Search code examples
scalaapache-sparkrdd

Transforming RDD[String] to RDD[myclass]


I am trying to transform RDD[String] to RDD[Picture] but could not do it. If I could manage to convert RDD to RDD[Picture] I would use the def hasValidCountry to check if the values latitude and longitude of the picture meta valid. And after that I am trying to check if user Tags are valid with def hasTags in Picture class. The problem I encounter :

  1. Implicit conversion found: row ⇒ augmentString(row): scala.collection.immutable.StringOps
  2. type mismatch; found : String required: Array[String]
  3. value InterestingPics is not a member of Array[Nothing] possible cause: maybe a semicolon is missing before `value InterestingPics'?

My intention is to choose line which has valid country and tags and transform all the line to new RDD[Picture] class.

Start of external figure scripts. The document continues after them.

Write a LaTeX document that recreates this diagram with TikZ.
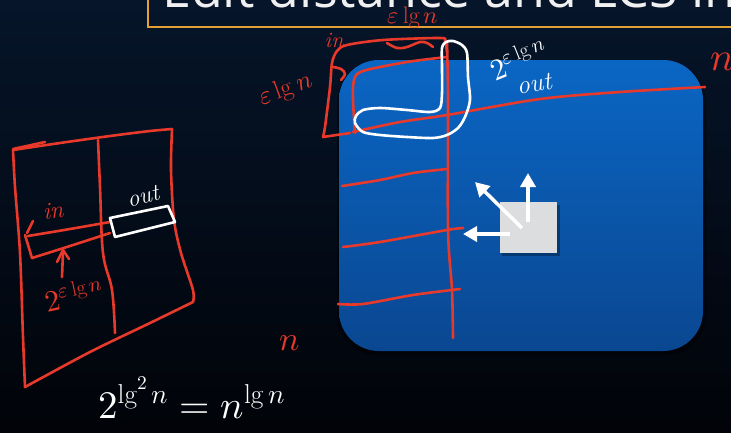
\documentclass[tikz,border=0pt]{standalone}
\usepackage{fontspec}
\usepackage{unicode-math}
\setmathfont{Latin Modern Math}
\newfontfamily\titlefont{Open Sans}
\usetikzlibrary{arrows.meta}
\definecolor{ink}{HTML}{E8392A}
\definecolor{orng}{HTML}{E2A035}
\definecolor{bgtop}{HTML}{06152A}
\definecolor{bgbot}{HTML}{010308}
\definecolor{bluetop}{HTML}{0A66C4}
\definecolor{bluebot}{HTML}{0A4791}
\definecolor{tile}{HTML}{DCDDDF}
\tikzset{
  redink/.style={draw=ink, line width=2.6pt, line cap=round, line join=round},
  whiteink/.style={draw=white, line width=2.6pt, line cap=round, line join=round},
  redtext/.style={text=ink, inner sep=0pt},
  whitetext/.style={text=white, inner sep=0pt},
  warrow/.style={draw=white, line width=3.5pt, -{Triangle[width=15pt,length=14pt]}},
  hs/.style={font=\fontsize{#1}{#1}\selectfont},
}
\begin{document}
\begin{tikzpicture}[x=1pt,y=-1pt]
\useasboundingbox (0,0) rectangle (731,432);
\clip (0,0) rectangle (731,432);
\shade[top color=bgtop, bottom color=bgbot] (0,0) rectangle (731,432);

% title box
\draw[orng, line width=2.6pt] (148,-20) rectangle (780,27);
\node[anchor=base west, text=white!94!black, font=\titlefont\fontsize{52}{60}\selectfont, inner sep=0pt] (title) at (162,7) {Edit distance and LCS in};

% blue panel
\fill[black, opacity=0.35, rounded corners=40pt] (337,62) rectangle (706,355);
\shade[top color=bluetop, bottom color=bluebot, rounded corners=40pt] (339,60) rectangle (703,351);

% gray tile and arrows
\fill[black, opacity=0.3] (502,205) rectangle (560,256);
\fill[tile] (500,202) rectangle (557,253);
\coordinate (upS) at (528,222);
\coordinate (upE) at (528,173);
\coordinate (dgS) at (522,228);
\coordinate (dgE) at (475,182);
\coordinate (lfS) at (510,234);
\coordinate (lfE) at (463,234);
\draw[warrow] (upS) -- (upE);
\draw[warrow] (dgS) -- (dgE);
\draw[warrow] (lfS) -- (lfE);

% ---------- left sketch ----------
\draw[redink] (13,149) -- (45,142);
\draw[redink] plot[smooth, tension=.5] coordinates {(13,150) (60,143) (110,136) (150,131) (172,129)};
\draw[redink] plot[smooth, tension=.5] coordinates {(172,129) (171,170) (174,220) (181,253) (193,290) (193,302)};
\draw[redink] plot[smooth, tension=.5] coordinates {(193,302) (150,323) (90,352) (25,387)};
\draw[redink] plot[smooth, tension=.5] coordinates {(25,387) (23,337) (20,253) (15,187) (13,150)};
\draw[redink] plot[smooth, tension=.6] coordinates {(98,140) (100,187) (103,253) (112,290) (115,333)};
% in strip
\draw[redink] plot[smooth, tension=.5] coordinates {(28,236) (70,229) (110,222)};
\draw[redink] plot[smooth, tension=.5] coordinates {(110,233) (70,246) (32,258)};
\draw[redink] (25,235) -- (32,258);
\draw[redink] (33,221) -- (27,233);
\draw[redink] (62,277) -- (63,252);
\draw[redink] (57,262) -- (63,250) -- (69,259);
\node[redtext, hs=24, rotate=5] (inL) at (53,211) {\itshape in};
\node[redtext, hs=30, rotate=12] (expL) at (74,294) {$2^{\varepsilon\lg n}$};
% out box
\draw[whiteink] (110,218) -- (168,206) -- (175,222) -- (115,237) -- cycle;
\node[whitetext, hs=24, rotate=14] (outL) at (143,196) {\itshape out};

% bottom formula
\node[whitetext, hs=39, anchor=base west] (form) at (98,418) {$2^{\lg^2 n} = n^{\lg n}$};
\node[redtext, hs=34] (nB) at (290,343) {$n$};

% ---------- top sketch ----------
\node[redtext, hs=24] (eTop) at (413,18) {$\varepsilon\lg n$};
\node[redtext, hs=22] (inT) at (334,40) {\itshape in};
\node[redtext, hs=26, rotate=20] (eLeft) at (286,90) {$\varepsilon\lg n$};
% outer red box
\draw[redink] plot[smooth, tension=.5] coordinates {(447,52) (445,41) (440,38) (383,40) (347,45) (337,51) (332,63) (330,87) (325,127) (323,137)};
\draw[redink] (323,137) -- (350,133);
\draw[redink] plot[smooth, tension=.6] coordinates {(387,43) (397,48) (407,47) (420,42) (427,43) (433,47)};
\draw[redink] plot[smooth, tension=.6] coordinates {(333,67) (341,69) (345,74) (341,80)};
% inner red box
\draw[redink] plot[smooth, tension=.5] coordinates {(355,133) (353,100) (354,80) (363,71) (407,62) (447,57)};
% main vertical
\draw[redink] plot[smooth, tension=.5] coordinates {(447,42) (448,100) (448,230) (452,290) (453,338)};
% long horizontal
\draw[redink] plot[smooth, tension=.5] coordinates {(353,132) (400,122) (447,115) (540,99) (620,92) (705,87)};
% rows
\draw[redink] plot[smooth, tension=.5] coordinates {(342,186) (380,180) (413,173) (447,169)};
\draw[redink] plot[smooth, tension=.5] coordinates {(343,247) (380,242) (447,230) (463,228)};
\draw[redink] plot[smooth, tension=.5] coordinates {(338,304) (363,304) (413,295) (460,289)};
% white L loop
\draw[whiteink] plot[smooth cycle, tension=.5] coordinates {(442,48) (446,42) (453,41) (462,45) (467,53) (468,77) (470,100) (465,117) (458,128) (447,135) (433,138) (407,137) (380,135) (363,132) (355,123) (356,116) (363,110) (380,108) (407,110) (430,112) (440,108) (442,93) (442,67)};
\node[whitetext, hs=30, rotate=22] (expT) at (518,58) {$2^{\varepsilon\lg n}$};
\node[whitetext, hs=26, rotate=10] (outT) at (534,84) {\itshape out};
\node[redtext, hs=40, anchor=base west] (nR) at (710,70) {$n$};
\end{tikzpicture}
\end{document}
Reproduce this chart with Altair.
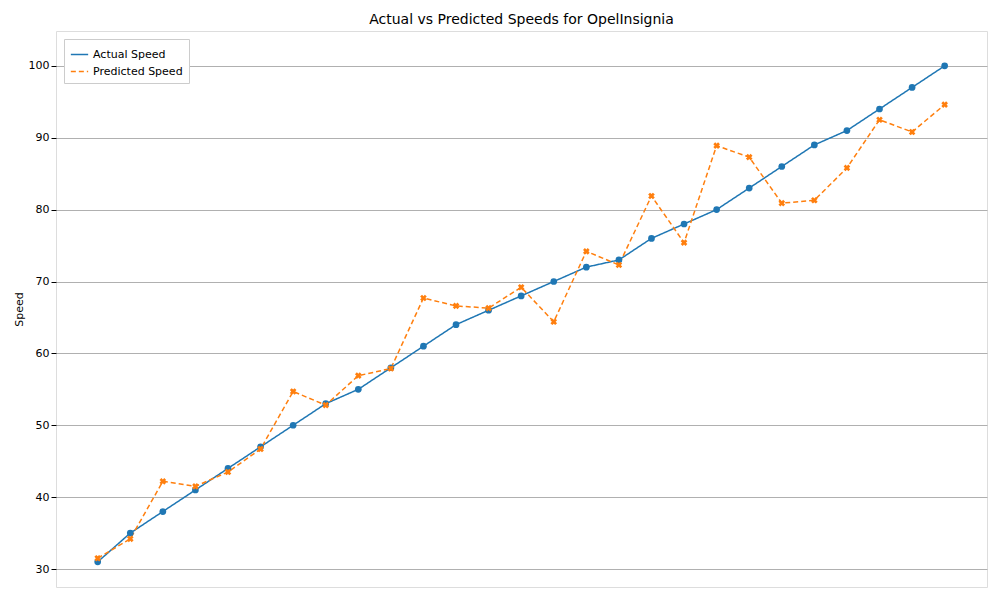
import altair as alt
import pandas as pd

idx = list(range(27))
actual = [31, 35, 38, 41, 44, 47, 50, 53, 55, 58, 61, 64, 66, 68, 70, 72, 73, 76, 78, 80, 83, 86, 89, 91, 94, 97, 100]
predicted = [31.5, 34.2, 42.2, 41.5, 43.5, 46.7, 54.7, 52.8, 56.9, 57.9, 67.7, 66.6, 66.3, 69.2, 64.4, 74.2,
             72.3, 81.9, 75.4, 88.9, 87.3, 80.9, 81.3, 85.8, 92.5, 90.8, 94.6]

names = ["Actual Speed", "Predicted Speed"]
df = pd.concat([
    pd.DataFrame({"i": idx, "Speed": actual, "Series": names[0]}),
    pd.DataFrame({"i": idx, "Speed": predicted, "Series": names[1]}),
])

colors = alt.Scale(domain=names, range=["#1f77b4", "#ff7f0e"])
x = alt.X("i:Q", scale=alt.Scale(domain=[-1.28, 27.3], nice=False, zero=False),
          axis=alt.Axis(labels=False, ticks=False, grid=False, title=None, domain=False))
y = alt.Y("Speed:Q", scale=alt.Scale(domain=[27.5, 104.85], nice=False, zero=False),
          axis=alt.Axis(values=list(range(30, 101, 10)), grid=True, gridColor="#b0b0b0",
                        title="Speed", titleFontWeight="normal", titleFontSize=11, domain=False,
                        labelFontSize=11, tickColor="black", labelColor="black"))
leg = alt.Legend(title=None, orient="top-left", offset=8, strokeColor="#ccc",
                 fillColor="white", padding=6, labelFontSize=11, symbolType="stroke",
                 symbolStrokeWidth=1.5, symbolSize=300)

line = alt.Chart(df).mark_line(strokeWidth=1.5).encode(
    x=x, y=y,
    color=alt.Color("Series:N", scale=colors, legend=leg),
    strokeDash=alt.StrokeDash("Series:N", scale=alt.Scale(domain=names, range=[[1, 0], [5, 3]]), legend=leg),
)
pts_a = alt.Chart(df[df.Series == names[0]]).mark_point(filled=True, size=45, opacity=1, color="#1f77b4").encode(
    x=x, y=y)
pts_p = alt.Chart(df[df.Series == names[1]]).mark_point(shape="cross", angle=45, filled=True,
                                                        size=45, opacity=1, color="#ff7f0e").encode(x=x, y=y)

chart = (line + pts_a + pts_p).properties(
    width=984, height=584, autosize=alt.AutoSizeParams(type="fit", contains="padding"),
    title=alt.Title("Actual vs Predicted Speeds for OpelInsignia", fontSize=14, fontWeight="normal"),
).configure_view(stroke="black", strokeWidth=1).configure(font="DejaVu Sans")

chart.save("out.html", embed_options={"renderer": "svg", "actions": False})
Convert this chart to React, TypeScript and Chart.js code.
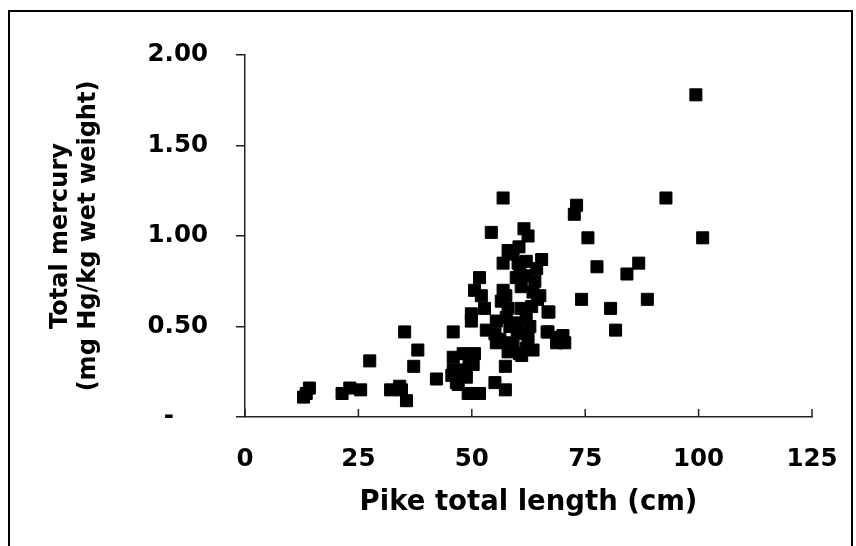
import React, { useEffect, useRef } from "react";
import { Chart, registerables } from "chart.js";

Chart.register(...registerables);

// Pike total length (cm)
const lengthCm: number[] = [
  12.9, 13.5, 14.2, 21.4, 23.1, 25.5, 27.5, 32.1, 34.1, 34.5, 35.6, 35.2, 38.1, 37.2, 42.2,
  45.9, 45.9, 45.9, 46.6, 45.6, 47.0, 48.1, 50.6, 48.1, 50.3, 48.8, 49.2, 51.7, 55.1, 57.4, 57.4, 49.4, 47.5,
  55.4, 59.1, 62.0, 63.5, 68.7, 60.5, 58.0, 61.0,
  49.9, 49.9, 52.8, 53.2, 55.1, 56.2, 58.4, 60.9, 62.4, 66.8, 68.7, 70.1, 70.5, 55.4, 57.6, 58.4, 62.0, 62.8,
  60.9, 63.2, 66.8, 56.5, 58.0, 59.5, 60.0,
  50.6, 52.1, 56.9, 57.5, 59.8, 62.0, 63.9, 60.9, 63.5, 51.7, 56.9, 59.1, 60.2, 62.0, 65.4, 60.6, 64.3, 58.0,
  60.4, 61.5, 62.4, 54.3, 56.9, 65.0, 64.5,
  72.6, 73.1, 75.6, 77.6, 86.8, 84.2, 74.2, 88.7, 80.6, 81.7, 67.0, 66.6, 92.8, 100.9, 99.4,
];

// Total mercury (mg Hg/kg wet weight)
const mercury: number[] = [
  0.11, 0.13, 0.16, 0.13, 0.16, 0.15, 0.31, 0.15, 0.17, 0.15, 0.09, 0.47, 0.37, 0.28, 0.21,
  0.47, 0.33, 0.26, 0.19, 0.23, 0.18, 0.35, 0.35, 0.26, 0.29, 0.22, 0.13, 0.13, 0.19, 0.15, 0.28, 0.30, 0.25,
  0.41, 0.39, 0.38, 0.37, 0.41, 0.35, 0.36, 0.34,
  0.57, 0.53, 0.60, 0.48, 0.46, 0.43, 0.41, 0.46, 0.44, 0.47, 0.44, 0.45, 0.41, 0.53, 0.55, 0.50, 0.55, 0.50,
  0.60, 0.61, 0.58, 0.64, 0.60, 0.52, 0.48,
  0.70, 0.67, 0.70, 0.67, 0.77, 0.78, 0.75, 0.72, 0.69, 0.77, 0.85, 0.90, 0.85, 0.86, 0.87, 0.81, 0.82, 0.92,
  0.94, 1.04, 1.00, 1.02, 1.21, 0.67, 0.65,
  1.12, 1.17, 0.99, 0.83, 0.85, 0.79, 0.65, 0.65, 0.60, 0.48, 0.58, 0.47, 1.21, 0.99, 1.78,
];

const xTickValues: number[] = [0, 25, 50, 75, 100, 125];
const yTickValues: number[] = [0, 0.5, 1, 1.5, 2];
const xTitle = "Pike total length (cm)";
const yTitle: string[] = ["Total mercury", "(mg Hg/kg wet weight)"];

const FONT = "'DejaVu Sans', sans-serif";

const innerTicks = {
  id: "innerTicks",
  afterDraw(chart: any) {
    const { ctx, chartArea } = chart;
    const x = chart.scales.x;
    ctx.save();
    ctx.strokeStyle = "#222";
    ctx.lineWidth = 1.5;
    xTickValues.forEach((v) => {
      const px = x.getPixelForValue(v);
      ctx.beginPath();
      ctx.moveTo(px, chartArea.bottom);
      ctx.lineTo(px, chartArea.bottom - 8);
      ctx.stroke();
    });
    ctx.restore();
  },
};

export default function App() {
  const ref = useRef<HTMLCanvasElement | null>(null);

  useEffect(() => {
    if (!ref.current) return;
    const data = lengthCm.map((x, i) => ({ x, y: mercury[i] }));
    const chart = new Chart(ref.current, {
      type: "scatter",
      data: {
        datasets: [
          {
            data,
            pointStyle: "rect",
            pointRadius: 8.5,
            pointHoverRadius: 8.5,
            borderWidth: 1,
            backgroundColor: "#000",
            borderColor: "#000",
          },
        ],
      },
      options: {
        responsive: false,
        animation: false,
        events: [],
        layout: { padding: { top: 55, right: 44, left: 0, bottom: 0 } },
        plugins: { legend: { display: false }, tooltip: { enabled: false } },
        scales: {
          x: {
            type: "linear",
            min: 0,
            max: 125,
            afterBuildTicks: (s: any) => {
              s.ticks = xTickValues.map((value) => ({ value }));
            },
            afterFit: (s: any) => {
              s.height = 129;
              s.paddingLeft = 0;
              s.paddingRight = 0;
            },
            ticks: {
              color: "#000",
              padding: 28,
              font: { family: FONT, weight: "bold", size: 24.5 },
            },
            grid: { display: true, drawOnChartArea: false, drawTicks: false },
            border: { display: true, color: "#222", width: 1.5 },
            title: {
              display: true,
              text: xTitle,
              color: "#000",
              font: { family: FONT, weight: "bold", size: 27.5 },
              padding: { top: 0, bottom: 27 },
            },
          },
          y: {
            type: "linear",
            min: 0,
            max: 2,
            afterBuildTicks: (s: any) => {
              s.ticks = yTickValues.map((value) => ({ value }));
            },
            afterFit: (s: any) => {
              s.width = 245;
              s.paddingTop = 0;
              s.paddingBottom = 0;
            },
            ticks: {
              color: "#000",
              padding: 28,
              font: { family: FONT, weight: "bold", size: 24.5 },
              callback: (v: any) => (Number(v) === 0 ? "-\u2007\u2007" : Number(v).toFixed(2)),
            },
            grid: {
              display: true,
              drawOnChartArea: false,
              drawTicks: true,
              tickLength: 9,
              color: "#222",
              lineWidth: 1.5,
            },
            border: { display: true, color: "#222", width: 1.5 },
            title: {
              display: true,
              text: yTitle,
              color: "#000",
              font: { family: FONT, weight: "bold", size: 24, lineHeight: 1.2 },
              padding: { top: 46, bottom: 0 },
            },
          },
        },
      },
      plugins: [innerTicks],
    } as any);
    return () => chart.destroy();
  }, []);

  return (
    <div
      style={{
        position: "fixed",
        left: 0,
        top: 0,
        width: 856,
        height: 546,
        overflow: "hidden",
        background: "#fff",
      }}
    >
      <canvas ref={ref} width={856} height={546} style={{ position: "absolute", left: 0, top: 0 }} />
      <div
        style={{
          position: "absolute",
          left: 8,
          top: 10,
          width: 845,
          height: 600,
          boxSizing: "border-box",
          border: "2px solid #000",
          pointerEvents: "none",
        }}
      />
    </div>
  );
}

ScalaFile1 (I have updated the ScalaFile):

  object Part2 {
      def main(args: Array[String]): Unit = {
        var spark: SparkSession = null
        try {
          spark = SparkSession.builder().appName("Flickr using dataframes").config("spark.master", "local[*]").getOrCreate()
          val originalFlickrMeta: RDD[String] = spark.sparkContext.textFile("flickrSample.txt")        
          
      val InterestingPics = originalFlickrMeta.map(row => row.split('\t')).map(field => Picture(field(0).toString())
      InterestingPics.collect
      InterestingPics.take(5).foreach(println)

Solution

  • This works, as an example:

    case class case_for_rdd(c1: Int, c2: String, c3: String)
    
    val rdd_data = spark.sparkContext.textFile("/FileStore/tables/csv01-4.txt")
    val rdd = rdd_data.map(row => row.split(',')).map(field => case_for_rdd(field(0).toInt, field(1), field(2)))
    rdd.collect
    

    More complicated example with reading into RDD from file with array. Array needs a delimiter.

    1,10,100,aa|bb|cc
    2,20,200,xxxxxx|yyyyyyyy|z|aaa
    

    Some sample code, but use List as otherwise you get to see array addresses, that's what those strange strings are, courtesy of smarter people here:

    case class case_for_rdd(c1: Int, c2: String, c3: String, a4: List[String])  
    val rdd_data = spark.sparkContext.textFile("/FileStore/tables/csv03.txt")
    val myCaseRdd = rdd_data.map(row => row.split(',')).map(field => case_for_rdd(field(0).toInt, field(1), field(2), (field(3).split("\\|").toList)))
    myCaseRdd.collect
    

    My advice is to use a DF and the splitting stuff is then easier. Also, manipulation of the rdd via transformation, then the case class is lost. Array with DF api has no such issue.